Camisa 10 da seleção de base, redes sociais que refletem uma vida tranquila, normal para um jovem de 17 anos, e aspirações profissionais fora dos gramados em um país que vivia, na medida do possível, a experiência de um regime democrático. Em poucos dias, tudo isso desmoronou na vida de Zaki Anwari. Em um ato de desespero após a invasão de Cabul pelas tropas do Talibã, o jovem atleta foi um dos afegãos que morreram ao tentar se agarrar a um avião em fuga do país.

“Anwari era um das centenas de jovens que queria deixar o país. Em um incidente, caiu de um avião militar americano e morreu”, escreveu a federação afegã de futebol de base, em comunicado decretando luto pelo jogador e pedindo orações pela família.

Em seu perfil no Instagram, Anwari já não demonstrava tanta conexão com o futebol. Se apresentava, inclusive, como ex jogador da equipe sub-16, da qual foi camisa 10. Apesar de ter idade, não participou da maior glória das categorias de base do futebol afegão: a classificação e disputa da Copa da Ásia sub-16 em 2019.

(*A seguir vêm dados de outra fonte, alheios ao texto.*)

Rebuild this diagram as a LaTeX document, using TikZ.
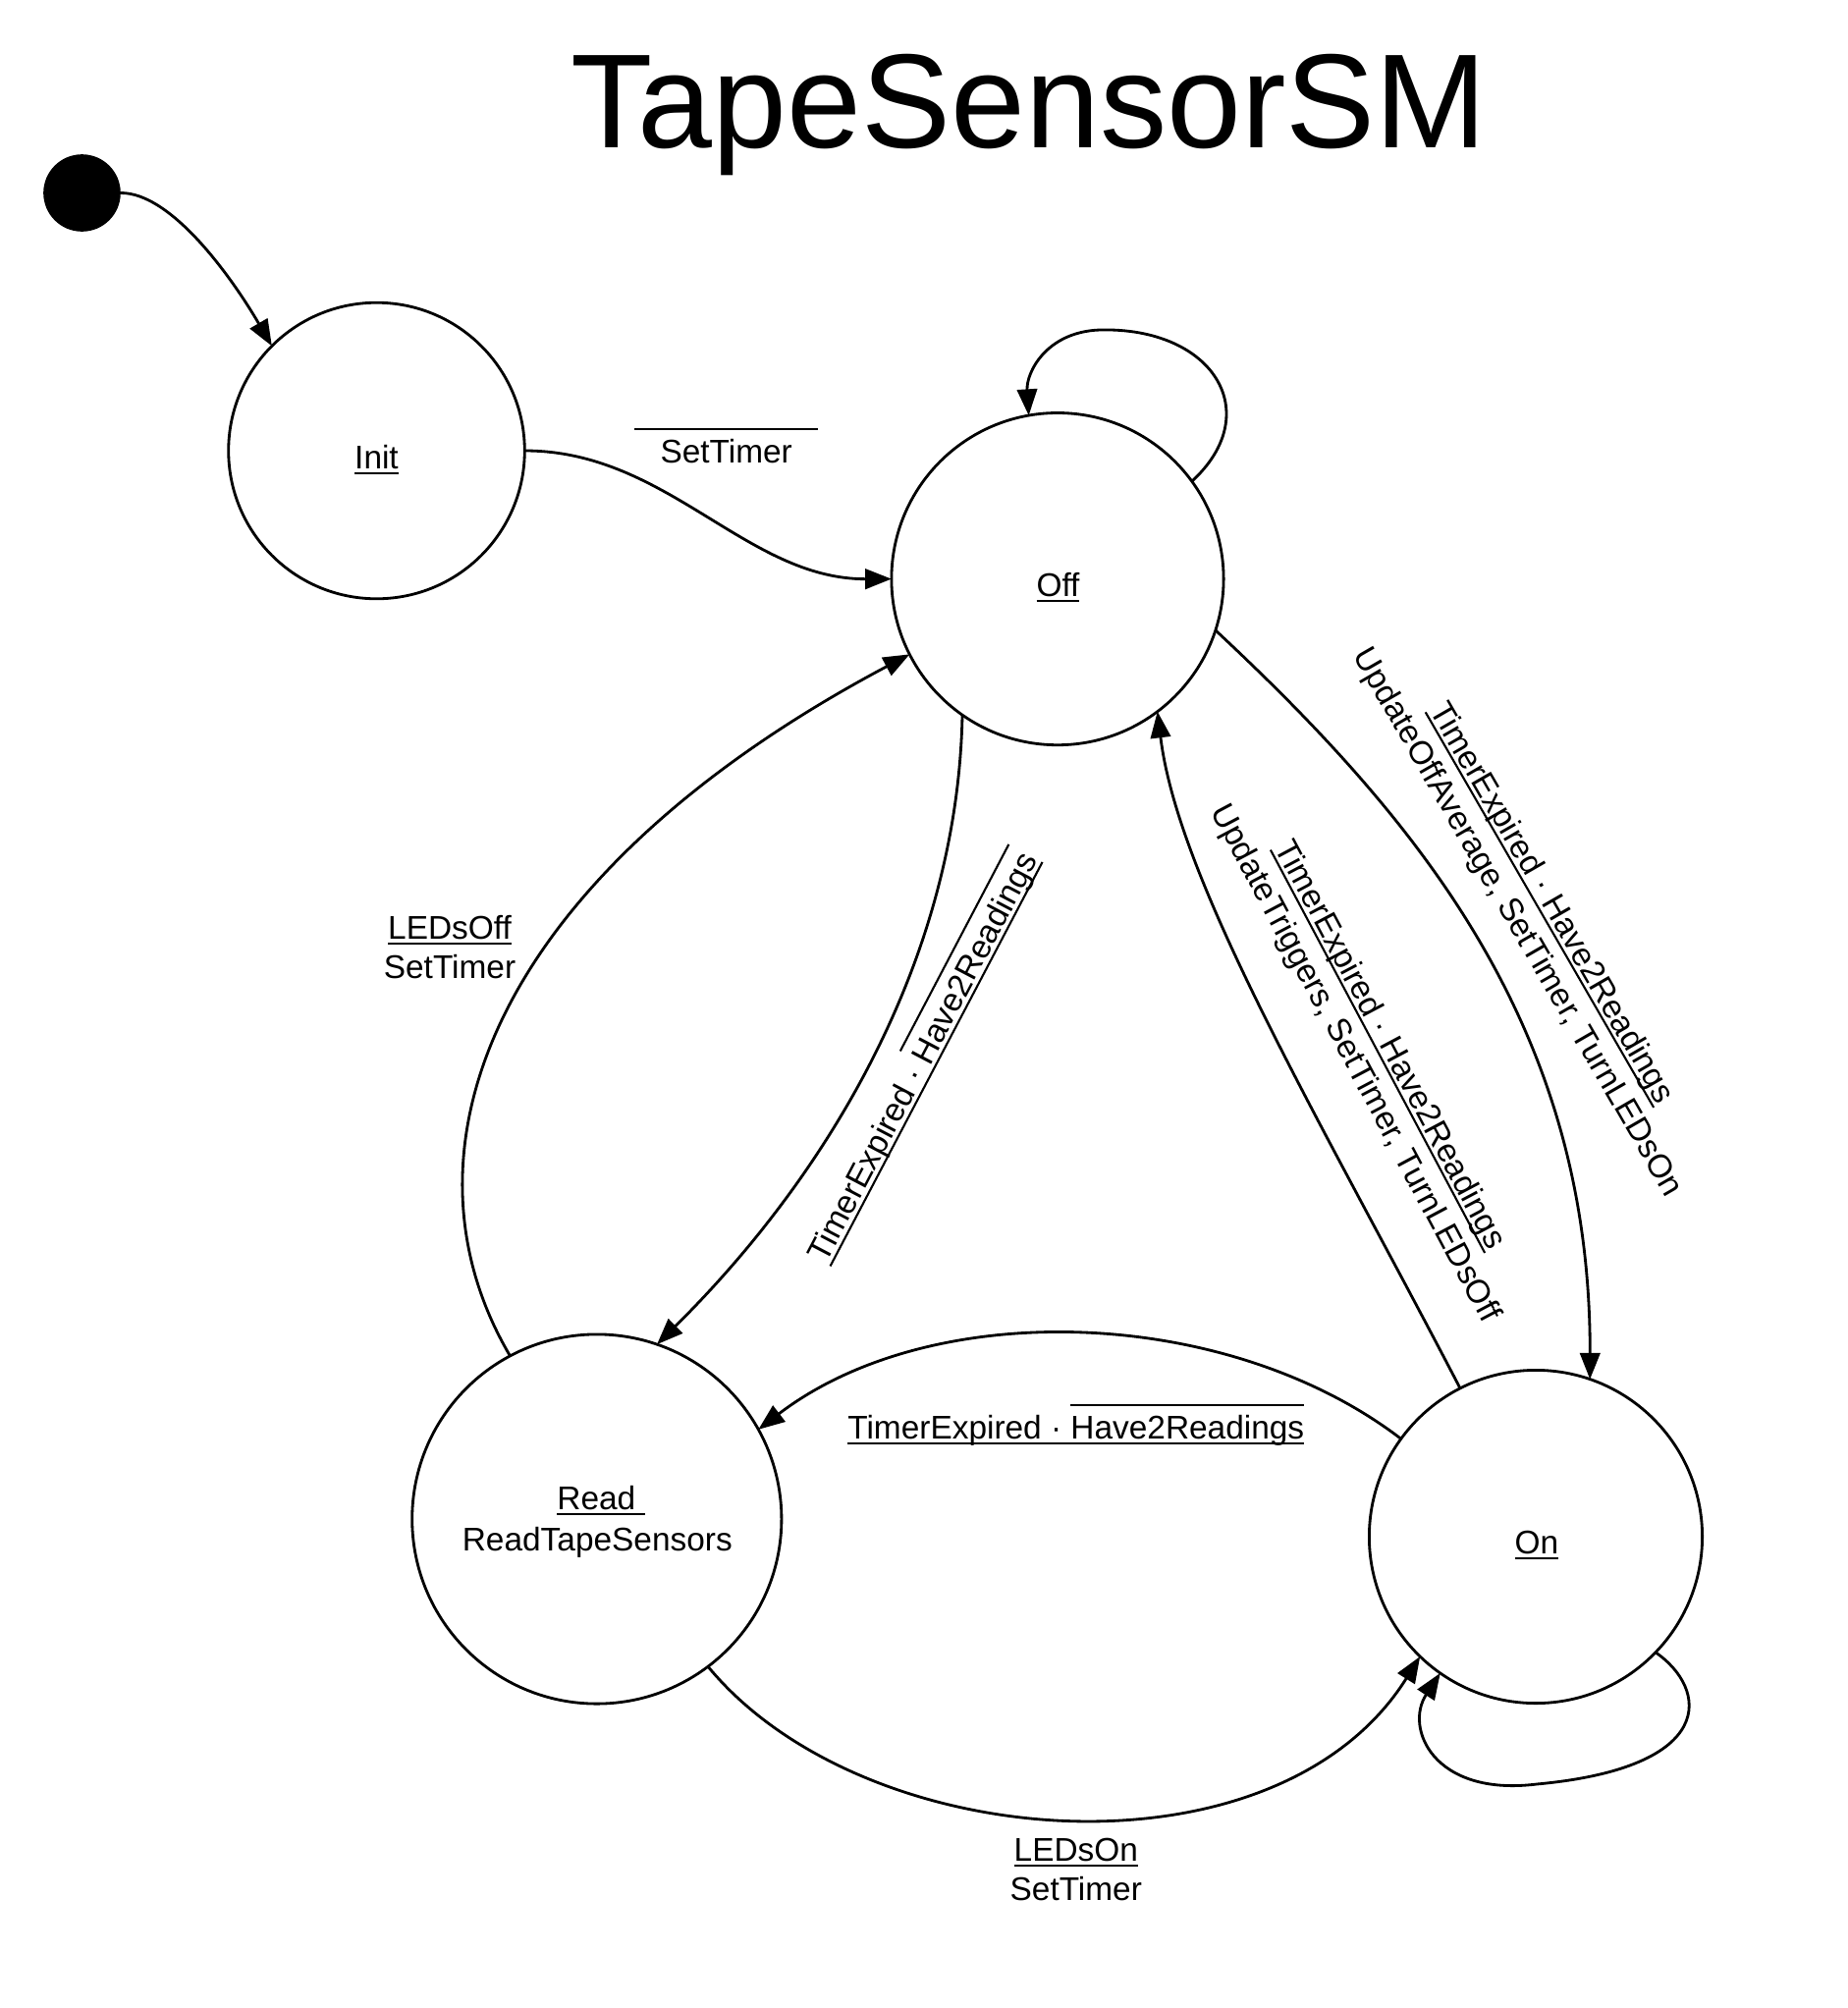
\documentclass[tikz,border=0pt]{standalone}
\usepackage{fontspec}
\setmainfont{Liberation Sans}
\usetikzlibrary{arrows.meta}
\newsavebox\ulbox
\newsavebox\olbox
\newcommand\ulin[1]{\sbox\ulbox{#1}\rlap{\rule[-1.6pt]{\wd\ulbox}{0.6pt}}\usebox\ulbox}
\newcommand\olin[1]{\sbox\olbox{#1}\rlap{\rule[9.4pt]{\wd\olbox}{0.6pt}}\usebox\olbox}
\newcommand\olinwide[2]{\sbox\olbox{#2}\makebox[\wd\olbox]{\makebox[0pt]{\rule[9.5pt]{#1}{0.6pt}}}\llap{\usebox\olbox}}
\tikzset{
  state/.style={circle, draw, line width=0.8pt, inner sep=0pt, outer sep=0pt},
  lbl/.style={font=\fontsize{9.5pt}{11.4pt}\selectfont, inner sep=0pt},
  edge/.style={line width=0.8pt, -{Triangle[length=7.6pt,width=5.8pt]}},
}
\begin{document}
\begin{tikzpicture}[x=0.01cm, y=-0.01cm]
\useasboundingbox (0,0) rectangle (1881,2045);

% title
\node[font=\fontsize{38.8pt}{40pt}\selectfont, inner sep=0pt, anchor=base] (title) at (1048,150) {TapeSensorSM};

% initial pseudo-state
\node[circle, fill=black, inner sep=0pt, outer sep=0pt, minimum size=0.786cm] (dot) at (83.5,196.5) {};

% states
\node[state, minimum size=3.014cm] (init) at (383.5,459) {};
\node[state, minimum size=3.38cm] (off) at (1077,589.6) {};
\node[state, minimum size=3.76cm] (read) at (607.8,1547) {};
\node[state, minimum size=3.39cm] (on) at (1564,1565) {};

\node[lbl, anchor=base] (initT) at (383.5,477.5) {\ulin{Init}};
\node[lbl, anchor=base] (offT) at (1077.5,607) {\ulin{Off}};
\node[lbl, anchor=base] (readT) at (612,1537.3) {\ulin{Read\ }};
\node[lbl, anchor=base] (readA) at (608.3,1579) {ReadTapeSensors};
\node[lbl, anchor=base] (onT) at (1565,1582.5) {\ulin{On}};

% transitions
\draw[edge] (dot.east) .. controls (175,196) and (237,284) .. (init.135);
\draw[edge] (init.east) .. controls (680,459) and (760,590) .. (off.west);
\draw[edge] (off.36) .. controls (1290,420) and (1235,333) .. (1120,336)
  .. controls (1065,338) and (1045,380) .. (off.100);
\draw[edge] (off.-125) .. controls (975,980) and (840,1200) .. (read.71.3);
\draw[edge] (read.118.7) .. controls (395,1170) and (505,890) .. (off.207.7);
\draw[edge] (off.-18.5) .. controls (1450,840) and (1620,1050) .. (on.71.4);
\draw[edge] (on.117.4) .. controls (1350,1150) and (1200,900) .. (off.-53.9);
\draw[edge] (on.144.5) .. controls (1250,1330) and (950,1320) .. (read.29.4);
\draw[edge] (read.-53.1) .. controls (880,1890) and (1300,1920) .. (on.-134.6);
\draw[edge] (on.-44.8) .. controls (1740,1720) and (1750,1800) .. (1565,1817)
  .. controls (1460,1830) and (1430,1760) .. (on.-125.4);

% labels
\node[lbl, anchor=base] (lblInitOff) at (739.7,471.7) {\olinwide{53.2pt}{SetTimer}};
\node[lbl, anchor=base] (lblRO1) at (458,956) {\ulin{LEDsOff}};
\node[lbl, anchor=base] (lblRO2) at (458,996.7) {SetTimer};
\node[lbl, anchor=base] (lblRN1) at (1095.8,1895) {\ulin{LEDsOn}};
\node[lbl, anchor=base] (lblRN2) at (1095.8,1935) {SetTimer};
\node[lbl, anchor=base] (lblNR) at (1095.8,1465) {\ulin{TimerExpired · \olin{Have2Readings}}};
\node[lbl, rotate=62.3] (lblOR) at (937,1075) {\ulin{TimerExpired · \olin{Have2Readings}}};
\node[lbl, rotate=-60, align=center] (lblON) at (1562,930) {\ulin{TimerExpired · Have2Readings}\\UpdateOffAverage, SetTimer, TurnLEDsOn};
\node[lbl, rotate=-62, align=center] (lblNO) at (1397,1074) {\ulin{TimerExpired · Have2Readings}\\UpdateTriggers, SetTimer, TurnLEDsOff};
\end{tikzpicture}
\end{document}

Anwari com a camisa 10 da seleção de base afegã Foto: Reprodução/Instagram
Anwari com a camisa 10 da seleção de base afegã Foto: Reprodução/Instagram

 

Ainda assim, vivia a rotina de um jovem que, vindo de uma família pobre de Cabul, tentava aliar os estudos com os sonhos, como o de chegar na seleção de seu país. Aos 17 anos, nasceu poucos anos após a tomada do Afeganistão pelas forças de coalização norte-americanas e da OTAN, que expulsaram o Talibã e ergueram o regime democrático de Hamid Karzai, em 2001. A experiência de viver sob um governo de raízes fundamentalistas, pela qual passaria, nunca fez parte da vida de Anwari.

Os atletas foram uma das categorias que mais sentiram a retomada de Cabul pelo grupo. As leis impostas pelo Talibã envolvem cerceamento de direitos, em especial às mulheres, e o posicionamento contrário ao ocidente coloca em risco as carreiras dos esportistas locais, que cresceram em oportunidades com a globalização e a abertura do país no início dos anos 2000.

Ainda no Instagram do jovem, é possível ver traços do maior intercâmbio cultural com o ocidente sob a qual sua geração cresceu. Assim como vários jovens afegãos de sua idade, Zaki fazia diversas postagens em inglês. Em seus stories e postagens na linha do tempo, aparecia como modelo em ensaios fotográficos, em publicações permeadas por frases motivacionais.

 

Entre as postagens, chama atenção uma foto do líder revolucionário Che Guevara. “Os homens são as ferramentas uns dos outros”, dizia a legenda. Numa última e simbólica postagem, há cerca de um mês, Anwari registrou o exército afegão, com hashtags como #afeganistãolivre.

? Ele era gentil e paciente, mas como boa parte de nossos jovens, viu a volta do Talibã como o fim de seus sonhos e oportunidades esportivas. Não tinha esperança e queria uma vida melhor ? disse Aref Peyman, diretor de relações públicas da federação de esportes e do Comitê Olímpico do Afeganistão.